As we enter a new year that has already reserved a place in our history books, another story comes to mind: an anecdote about a Mrs. Powell, who greets Benjamin Franklin as he emerges from the Constitutional Convention in September 1789.  “What have you given us,” she asks about the new plan for government, “a monarchy or a republic?” To which Dr. Franklin replies, “A republic—if you can keep it.”  It’s an answer that highlights the fragility of self-government, and it suggests a follow up question: How do we keep it?

The stories we tell might be part of the answer.

William Blackstone, in his Commentaries on the Laws of England, observed that “the only true and natural foundations of a society are the wants and fears of individuals.” This is instructive for historians and storytellers alike. In the case of Benedict Arnold, for instance, his heroism at Saratoga and his treachery at West Point tell a tale of intrigue, but the real mystery lies in his wants and fears.  What did he desire so much that he would betray his countrymen, and what kept him awake at night, rattled with fear, such that he could not resist treason?

Bringing wants and fears to life: this is the heavy lifting of the historical imagination.  It is the taproot, too, of moral instruction.  We encourage empathy not by admonishing a person to walk the same mile as another, but rather to walk a mile in his shoes.  Because the experiences of life, though infinite in variety, are repetitive in their forms, we have the imaginative power to connect with every human being who has ever walked the earth, even if the only evidence of their existence is a handful of once-buried artifacts…and their stories.

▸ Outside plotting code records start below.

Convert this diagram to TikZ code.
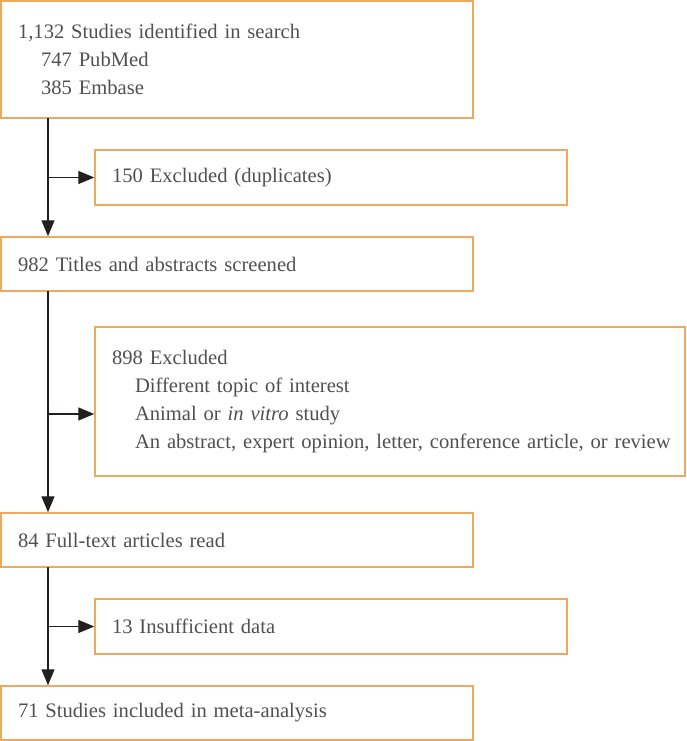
\documentclass[tikz,border=0pt]{standalone}
\usepackage{fontspec}
\setmainfont{Liberation Serif}
\usetikzlibrary{arrows.meta}
\definecolor{boxorange}{RGB}{239,168,96}
\definecolor{txtgray}{RGB}{80,80,80}
\definecolor{arrowdark}{RGB}{35,31,32}
\hfuzz=50pt
\begin{document}
\begin{tikzpicture}[x=1pt,y=1pt,
  flowbox/.style={draw=boxorange,line width=1.5pt,rectangle,inner xsep=17pt,inner ysep=0pt,
    align=left,text=txtgray,font=\fontsize{20.6}{28}\selectfont,anchor=center},
  conn/.style={draw=arrowdark,line width=1.3pt,-{Triangle[length=16pt,width=13pt]}}]
\useasboundingbox (0,0) rectangle (686,-741);
\node[flowbox,text width=438pt,minimum height=117pt] (b1) at (237,-59.5)
  {1,132 Studies identified in search\\\hspace*{23pt}747 PubMed\\\hspace*{23pt}385 Embase};
\node[flowbox,text width=438pt,minimum height=55pt] (b2) at (331,-177.5)
  {150 Excluded (duplicates)};
\node[flowbox,text width=438pt,minimum height=54pt] (b3) at (237,-264)
  {982 Titles and abstracts screened};
\node[flowbox,text width=556pt,minimum height=149pt] (b4) at (390,-401.5)
  {898 Excluded\\\hspace*{23pt}Different topic of interest\\\hspace*{23pt}Animal or \textit{in vitro} study\\\mbox{\hspace*{23pt}An abstract, expert opinion, letter, conference article, or review}};
\node[flowbox,text width=438pt,minimum height=54pt] (b5) at (237,-540)
  {84 Full-text articles read};
\node[flowbox,text width=438pt,minimum height=55pt] (b6) at (331,-626.5)
  {13 Insufficient data};
\node[flowbox,text width=438pt,minimum height=54pt] (b7) at (237,-713)
  {71 Studies included in meta-analysis};
\coordinate (t1) at (48,-118.5);
\coordinate (t3s) at (48,-291);
\coordinate (t5s) at (48,-567);
\coordinate (j2) at (48,-177.5);
\coordinate (j4) at (48,-414);
\coordinate (j6) at (48,-626.5);
\draw[conn] (t1) -- (b3.north -| t1);
\draw[conn] (t3s) -- (b5.north -| t3s);
\draw[conn] (t5s) -- (b7.north -| t5s);
\draw[conn] (j2) -- (b2.west |- j2);
\draw[conn] (j4) -- (b4.west |- j4);
\draw[conn] (j6) -- (b6.west |- j6);
\end{tikzpicture}
\end{document}
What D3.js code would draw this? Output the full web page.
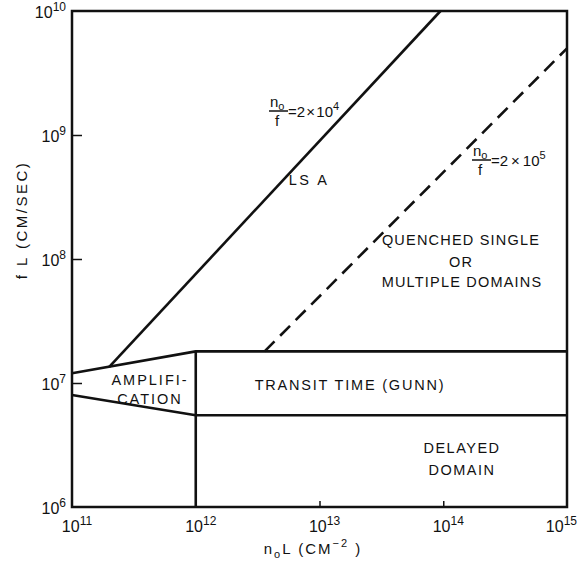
<!DOCTYPE html>
<html>
<head>
<meta charset="utf-8">
<script src="https://cdn.jsdelivr.net/npm/d3@7"></script>
<style>
  html, body { margin: 0; padding: 0; background: #fff; }
  svg { display: block; }
  text { font-family: "Liberation Sans", Arial, sans-serif; fill: #111; }
</style>
</head>
<body>
<svg id="chart" width="578" height="567"></svg>
<script>
// Axis ticks (log decades)
const xTicks = [1e11, 1e12, 1e13, 1e14, 1e15];
const xExponents = ["11", "12", "13", "14", "15"];
const yTicks = [1e6, 1e7, 1e8, 1e9, 1e10];
const yExponents = ["6", "7", "8", "9", "10"];

// Region boundaries as [n0L, fL] points
const upperBoundary = [[1e11, 1.2e7], [1e12, 1.8e7], [1e15, 1.8e7]];
const lowerBoundary = [[1e11, 8e6], [1e12, 5.5e6], [1e15, 5.5e6]];
const verticalBoundary = [[1e12, 1.8e7], [1e12, 1e6]];
// n0/f = 2x10^4 (LSA limit) and n0/f = 2x10^5 (domain quenching limit)
const lsaLine = [[2e11, 1.35e7], [9.5e13, 1e10]];
const quenchLine = [[3.6e12, 1.8e7], [1e15, 5e9]];

const svg = d3.select("#chart");
const plotLeft = 72, plotRight = 567, plotTop = 11, plotBottom = 507;

const x = d3.scaleLog().domain([1e11, 1e15]).range([plotLeft, plotRight]);
const y = d3.scaleLog().domain([1e6, 1e10]).range([plotBottom, plotTop]);

const line = d3.line().x(d => x(d[0])).y(d => y(d[1]));

// Inner tick marks
svg.append("g")
  .attr("transform", `translate(0,${plotBottom})`)
  .call(d3.axisBottom(x).tickValues(xTicks.slice(1, -1)).tickSizeInner(-6).tickSizeOuter(0).tickFormat(""))
  .call(g => g.select(".domain").remove())
  .call(g => g.selectAll("line").attr("stroke", "#111").attr("stroke-width", 1.5));

svg.append("g")
  .attr("transform", `translate(${plotLeft},0)`)
  .call(d3.axisLeft(y).tickValues(yTicks.slice(1, -1)).tickSizeInner(-10).tickSizeOuter(0).tickFormat(""))
  .call(g => g.select(".domain").remove())
  .call(g => g.selectAll("line").attr("stroke", "#111").attr("stroke-width", 1.5));

// Frame
svg.append("rect")
  .attr("x", plotLeft).attr("y", plotTop)
  .attr("width", plotRight - plotLeft).attr("height", plotBottom - plotTop)
  .attr("fill", "none").attr("stroke", "#111").attr("stroke-width", 2.5);

// Boundaries
const strokeLine = (data, dash) => svg.append("path")
  .datum(data)
  .attr("d", line)
  .attr("fill", "none")
  .attr("stroke", "#111")
  .attr("stroke-width", 2.6)
  .attr("stroke-linejoin", "round")
  .attr("stroke-dasharray", dash || null);

strokeLine(upperBoundary);
strokeLine(lowerBoundary);
strokeLine(verticalBoundary);
strokeLine(lsaLine);
strokeLine(quenchLine, "14 8");

// Tick labels with superscript exponents
function powerLabel(g, xp, yp, exp, anchor) {
  const t = g.append("text")
    .attr("x", xp).attr("y", yp)
    .attr("text-anchor", anchor)
    .attr("font-size", 16);
  t.append("tspan").text("10");
  t.append("tspan").attr("dy", -7).attr("font-size", 12).text(exp);
  return t;
}

const labels = svg.append("g");
xTicks.forEach((v, i) => {
  const last = i === xTicks.length - 1;
  powerLabel(labels, last ? x(v) + 10 : x(v) + 5, 532, xExponents[i], last ? "end" : "middle");
});
yTicks.forEach((v, i) => {
  powerLabel(labels, plotLeft - 6, y(v) + 7, yExponents[i], "end");
});

// Axis titles
const xt = svg.append("text")
  .attr("x", 313).attr("y", 554)
  .attr("text-anchor", "middle").attr("font-size", 15)
  .attr("letter-spacing", 2);
xt.append("tspan").text("n");
xt.append("tspan").attr("dy", 4).attr("font-size", 11).text("o");
xt.append("tspan").attr("dy", -4).text("L  (CM");
xt.append("tspan").attr("dy", -7).attr("font-size", 11).text("−2");
xt.append("tspan").attr("dy", 7).text(" )");

svg.append("text")
  .attr("transform", "translate(27,220) rotate(-90)")
  .attr("text-anchor", "middle").attr("font-size", 15)
  .attr("letter-spacing", 2.5)
  .text("f L  (CM/SEC)");

// Region labels
const regionText = (tx, ty, str, ls) => svg.append("text")
  .attr("x", tx).attr("y", ty)
  .attr("text-anchor", "middle").attr("font-size", 14.5)
  .attr("letter-spacing", ls == null ? 1.2 : ls)
  .text(str);

regionText(309, 185, "LS A", 2.5);
regionText(461, 245, "QUENCHED  SINGLE");
regionText(461, 267, "OR");
regionText(462, 287, "MULTIPLE DOMAINS");
regionText(150, 385, "AMPLIFI-", 2);
regionText(150, 404, "CATION", 2);
regionText(350, 390, "TRANSIT  TIME  (GUNN)", 1.8);
regionText(462, 453, "DELAYED", 1.5);
regionText(462, 475, "DOMAIN", 1.5);

// Ratio annotations n0/f = ...
function ratioLabel(fx, fy, value, exp, gap) {
  const g = svg.append("g");
  const n = g.append("text").attr("x", fx).attr("y", fy - 4).attr("font-size", 15);
  n.append("tspan").text("n");
  n.append("tspan").attr("dy", 3).attr("font-size", 11).text("o");
  g.append("line")
    .attr("x1", fx - 1).attr("x2", fx + 18)
    .attr("y1", fy).attr("y2", fy)
    .attr("stroke", "#111").attr("stroke-width", 1.5);
  g.append("text").attr("x", fx + 5).attr("y", fy + 15).attr("font-size", 15).text("f");
  const r = g.append("text").attr("x", fx + 18).attr("y", fy + 6).attr("font-size", 15);
  r.append("tspan").text("=" + value + gap + "\u00d7" + gap + "10");
  r.append("tspan").attr("dy", -7).attr("font-size", 11).text(exp);
}
ratioLabel(270, 111, "2", "4", "\u200a");
ratioLabel(473, 160, "2", "5", "\u2009");
</script>
</body>
</html>
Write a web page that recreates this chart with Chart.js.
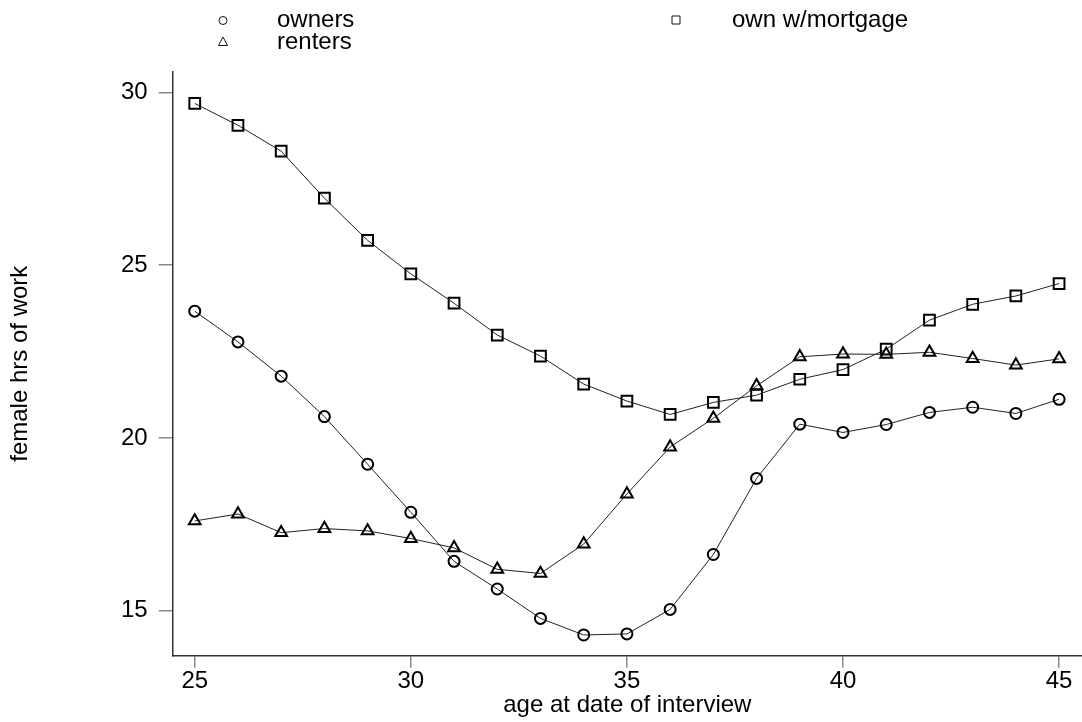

When stories illustrate our common humanity, they compel us to action.  For all the abolitionist fervor delivered by William Lloyd Garrison’s highly rational essays, for instance, it was Harriet Beecher Stowe’s fictional Uncle Tom’s Cabin that made northern whites feel the brutality of slavery. To that end, no story in American literature is more poignant than the account Frederick Douglass gives of being taken as a child from his mother, as simply told in the first two pages of his Narrative of the Life of Frederick Douglass.  There could hardly be a more powerful evocation of our most basic wants and fears.

In 1857, as the specter of disunion appeared on the horizon, Washington Irving published his monumental Life of George Washington.  Irving devoted 59 pages to the treason of Benedict Arnold as a warning against a new betrayal of America’s democratic principles. The history of the nation’s founding, he argued, was the centerpiece of “a universal tie of brotherhood—a watchword of our Union.” Four years later, Lincoln called upon the same unifying heritage when he evoked the “mystic chords of memory” to summon the better angels of our nature.

Those mystic chords are most readily heard in the stories we share. Asked, as we are today, to choose between loyalty to the principles of self-government or the whims of one man or movement, we would do well to revisit the story of Benedict Arnold and the whole repertoire of our common stories. Through the lessons of relatable characters—our companions, then and now, in this grand experiment—our shared identity might be renewed.  And from them, one hopes, the tired may draw strength, the fearful gain courage, and the uncertain find conviction.